Letters of Credit are crucial financial instruments used to facilitate international trade by guaranteeing payments to exporters once specified conditions are met. The sharp decline in these payments is attributed to a variety of factors, including the departure of multinational companies, soaring customs duties, and a volatile foreign exchange market.
In February 2024, the highest LC payments were recorded at $102.59 million, with subsequent months showing a marked decline. Payments for March plummeted to $43.53 million from $269 million the previous year, and by May, the figure had fallen to just $21.48 million before showing some recovery in June.

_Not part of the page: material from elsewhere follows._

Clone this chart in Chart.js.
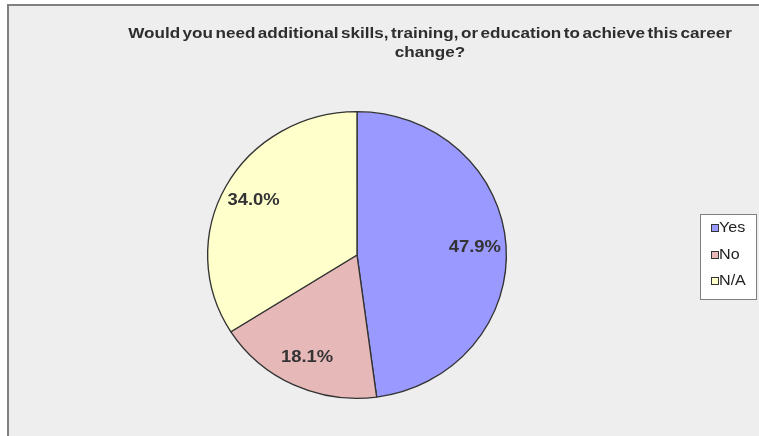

Tunde Amolegbe, Managing Director of Arthur Steven Asset Management Limited, suggests that the decline was anticipated due to the unstable exchange rate and escalating customs charges. He noted, however, that recent tax waivers for essential food imports could slightly improve the situation. “Stability in the FX market and a lower interest rate, alongside a harmonized tax regime, should also contribute to the recovery,” he added.
The naira has depreciated by approximately 70% since President Bola Tinubu assumed office in May 2023, exacerbating the foreign currency crisis despite CBN’s efforts to enhance liquidity. Tajudeen Ibrahim, Director of Research and Strategy at Chapel Hill Denham, observed that Nigerian businesses are actively settling their LCs, indicating a gradual improvement in dollar liquidity. He cited MTN as a notable example, having recently paid around $300 million towards their LCs.
Economist Rotimi Fakayejo pointed out that inconsistent FX availability and increased customs duties have impacted import activity, leading to a reduction in vehicle imports and contributing to the slowdown in LC payments. He anticipates that with the impending operation of local refineries, such as the Dangote Refinery, there might be improved dollar availability and an eventual increase in LC receipts.
Tajudeen Olayinka, an investment banker, suggested that the reduction in LC payments could be due to a slowdown in import demand or a shift to alternative credit methods. He highlighted that while this might encourage local production, it could also lead to short-term economic challenges and higher inflation.
The current trend reflects broader economic difficulties in Nigeria, but experts remain hopeful that upcoming developments in local production and refinery operations might offer some respite.